Without doubt, GPS has been the greatest advance in aviation navigation since the invention of railroad tracks. It operates in just about any weather, uses a small antenna, and doesn’t necessarily have to be panel-mounted. In fact, some of the portable GPSs have more features than the panel mounts (because they aren’t hamstrung by the need to comply with complex FAA TSO requirements). The new GPS receivers are astonishingly small and low in power consumption. And the best ones are easy to operate because the avionics manufacturers have learned how to design user-friendly software. (Those of you that struggled with first-generation loran receivers know what I mean!)
An incredibly powerful handheld GPS costs between $600 and $1,200 including a moving map display, while panel mounted boxes run from $1,900 to $3,500. (In contrast, the first general aviation Loran C receiver I installed cost over $8,000…in 1982 dollars!)
More Satellites, Less Errors
It appears that the next generation of GPS satellites (or “SVs” if you want to impress your friends) will operate on the “L5 band” which is a different frequency than the “L1 band” that current GPS satellites use. This change should help improve navigation accuracy by reducing errors when the signal passes through the ionosphere. This new “Block IIF” constellation is supposed to consist of 33 satellites, and “should” be launched by the first decade of the 21st century…but you know how that goes. The new satellites will work in conjunction with the old ones, although many of the satellites in the present constellation are getting long in the tooth.
The other good news is that the Defense Department has agreed to decommission Selective Availability (SA), the “wobulation” they intentionally designed into the signals that civilians use to mess up navigation accuracy. We’ve know for years that this was a dumb idea, and finally the military has agreed and pledged to do away with SA sometime in the next ten years.
GPS just gets better and better, and it’s revolutionizing navigation not just for aircraft, but for boats, cars, hiking, surveying, and all sorts of other activities as well. The potential uses of GPS seem almost endless.
But Is GPS Bulletproof?
With all this great news, you’re probably ready to yank out all of your panel-mounted nav radios, velcro a handheld GPS to your control yoke, and fly away into the sunset. Well, don’t be so quick about writing off those VORs and DMEs! You might be able to get away with GPS as your sole means of navigation if you fly strictly VFR. But according to my FAA inspector friend, you must have another means of navigation if you fly IFR and file an alternate on your flight plan. I’m not sure all FAA inspectors are preaching out of the same hymnal on this point, but I’m inclined to agree with the thought behind it.
Unfortunately, GPS is not bulletproof. Any receiver that depends on signals at -160 db (i.e., incredibly weak) will have problems from time to time. GPSs are susceptible to ionospheric distortion, especially around sunset and sunrise. Solar flare activity is on the increase again, and I predict that GPS reliability will decrease as solar activity increases.
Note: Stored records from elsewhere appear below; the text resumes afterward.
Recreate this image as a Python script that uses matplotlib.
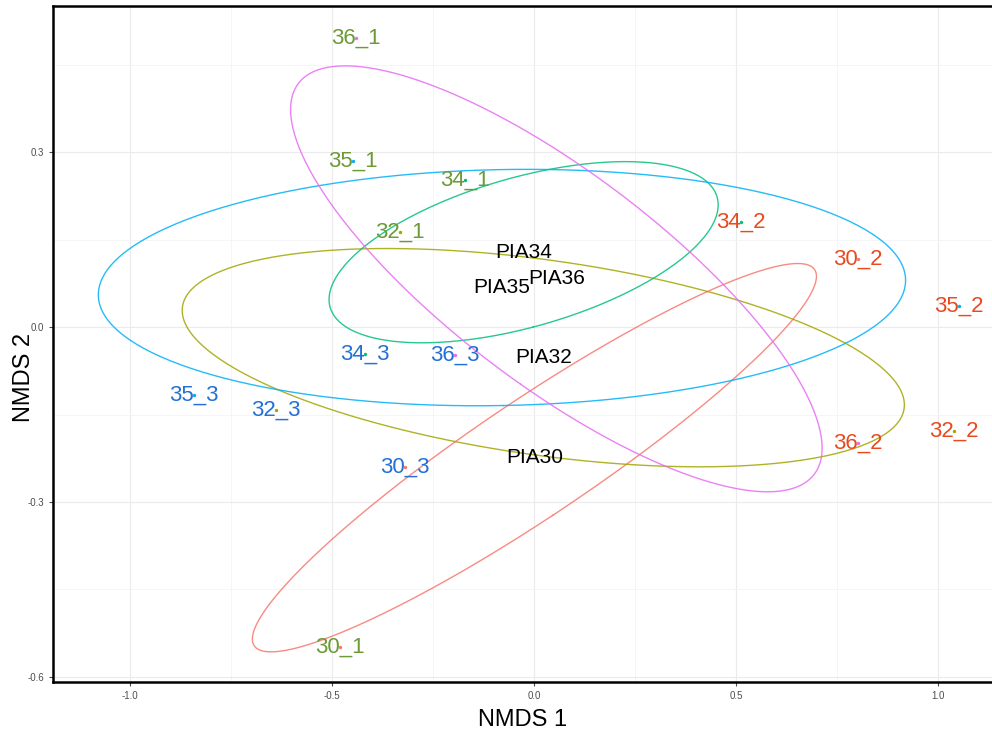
import numpy as np
import matplotlib.pyplot as plt

# NMDS scores
samples = ['30_1', '30_2', '30_3', '32_1', '32_2', '32_3', '34_1', '34_2', '34_3',
           '35_1', '35_2', '35_3', '36_1', '36_2', '36_3']
nmds1 = [-0.48, 0.802, -0.319, -0.332, 1.04, -0.639, -0.171, 0.512, -0.418,
         -0.448, 1.052, -0.842, -0.44, 0.802, -0.196]
nmds2 = [-0.549, 0.117, -0.240, 0.163, -0.178, -0.142, 0.252, 0.180, -0.046,
         0.285, 0.036, -0.117, 0.496, -0.199, -0.048]
groups = ['PIA30', 'PIA32', 'PIA34', 'PIA35', 'PIA36']
group_colors = ['#F8766D', '#A3A500', '#00BF7D', '#00B0F6', '#E76BF3']
rep_colors = {'1': '#6B9A36', '2': '#E84A1E', '3': '#2370D6'}

plt.rcParams['font.family'] = ['Liberation Sans', 'DejaVu Sans']

fig = plt.figure(figsize=(9.92, 7.33), dpi=100)
ax = fig.add_axes([0.0534, 0.0696, 0.9466, 0.922])

x = np.array(nmds1)
y = np.array(nmds2)
grp = np.array(['PIA' + s.split('_')[0] for s in samples])

t = np.linspace(0, 2 * np.pi, 300)
circle = np.vstack([np.cos(t), np.sin(t)])

# 1-sd ellipses around each group's centroid
for g, col in zip(groups, group_colors):
    m = grp == g
    pts = np.vstack([x[m], y[m]])
    c = pts.mean(axis=1)
    cov = np.cov(pts)
    vals, vecs = np.linalg.eigh(cov)
    ell = vecs @ (np.sqrt(np.clip(vals, 0, None))[:, None] * circle) + c[:, None]
    ax.plot(ell[0], ell[1], color=col, lw=1.0, alpha=0.85, zorder=2)
    ax.scatter(x[m], y[m], s=6, color=col, zorder=4, linewidths=0)
    ax.text(c[0], c[1], g, ha='center', va='center', fontsize=15,
            color='black', zorder=5)

for s, xi, yi in zip(samples, x, y):
    ax.text(xi, yi, s, ha='center', va='center', fontsize=16,
            color=rep_colors[s.split('_')[1]], zorder=3)

ax.set_xlim(-1.191, 1.134)
ax.set_ylim(-0.609, 0.551)
ax.set_xticks([-1.0, -0.5, 0.0, 0.5, 1.0])
ax.set_yticks([-0.6, -0.3, 0.0, 0.3])
ax.set_xticks([-0.75, -0.25, 0.25, 0.75], minor=True)
ax.set_yticks([-0.45, -0.15, 0.15, 0.45], minor=True)
ax.xaxis.set_major_formatter(plt.FuncFormatter(lambda v, p: f'{v:.1f}'))
ax.yaxis.set_major_formatter(plt.FuncFormatter(lambda v, p: f'{v:.1f}'))
ax.grid(which='major', color='#EBEBEB', lw=0.8)
ax.grid(which='minor', color='#F4F4F4', lw=0.6)
ax.set_axisbelow(True)
ax.tick_params(which='major', labelsize=7, colors='#4D4D4D', length=3, width=0.8)
ax.tick_params(which='minor', length=0)
for side in ['left', 'bottom', 'top']:
    ax.spines[side].set_linewidth(1.8)
    ax.spines[side].set_color('black')
ax.spines['right'].set_visible(False)

ax.set_xlabel('NMDS 1', fontsize=17, labelpad=6)
ax.set_ylabel('NMDS 2', fontsize=17)
ax.yaxis.set_label_coords(-0.019, 0.45)

fig.savefig('out.png', dpi=100)
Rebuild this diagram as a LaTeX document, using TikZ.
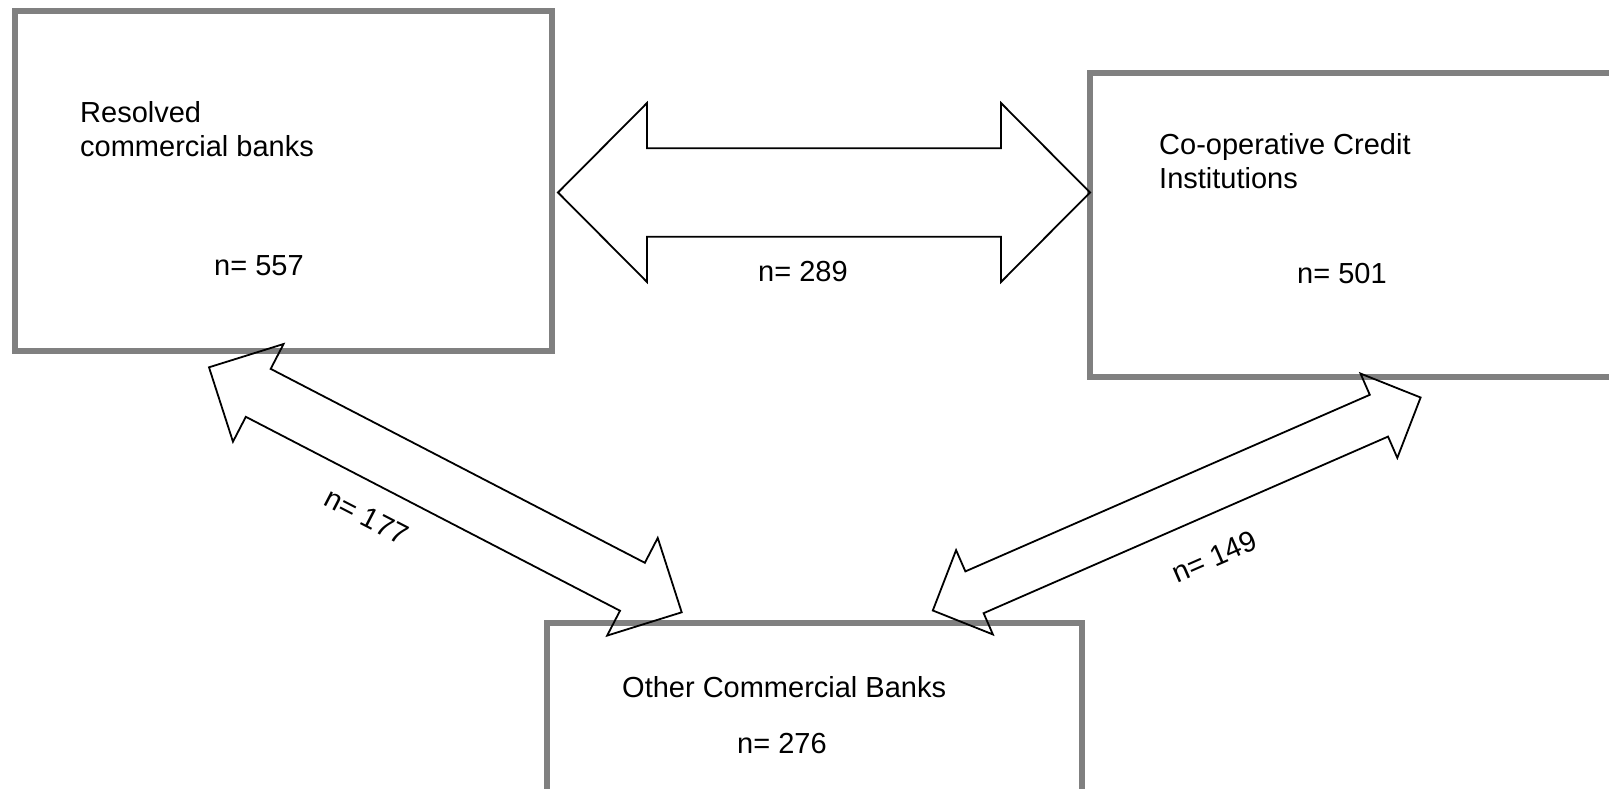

GPS is also very susceptible to radio frequency interferance (RFI) from other pieces of navigation equipment. Some DME frequencies can interfere with GPS receivers. VHF comm transmitters can shut down the GPS when you transmit on certain frequencies.
Another big problem with GPS is the satellites. When one goes on the fritz, it’s not easy to get it fixed. You don’t just call the Maytag repairman! Rumor has it that if a satellite goes down, the cost to build a replacement and launch it into orbit is greater than five years worth of maintenance on all the VOR and ILS stations in the United States. And get this: the early block of GPS satellites had a lifespan of only 7.5 years…most have been up for over five years now, and some have already failed. Let’s see a show of hands from those interested in going up one weekend to do some orbital repair work.
Redundancy Is Essential
Throughout our aviation training, we are taught to have backups for critical systems. Our engines have two magnetos and two spark plugs in each cylinder. Many of our aircraft have dual vacuum pumps and dual alternators…and some have dual engines. Most have an emergency exit door (or window) in case the main door jams. Most serious pilots have dual VOR/ILS receivers, plus DME and other navigation equipment. The basic idea is to make sure we can still fly safely, even in the soup, if any one critical device or subsystem fails.
I think the same philosophy has to be used with GPS. I’m happy to use GPS as my primary means of navigation, but never as my sole means. I’ll always back it up with loran and/or VOR/DME, preferably both. I’d suggest you do the same.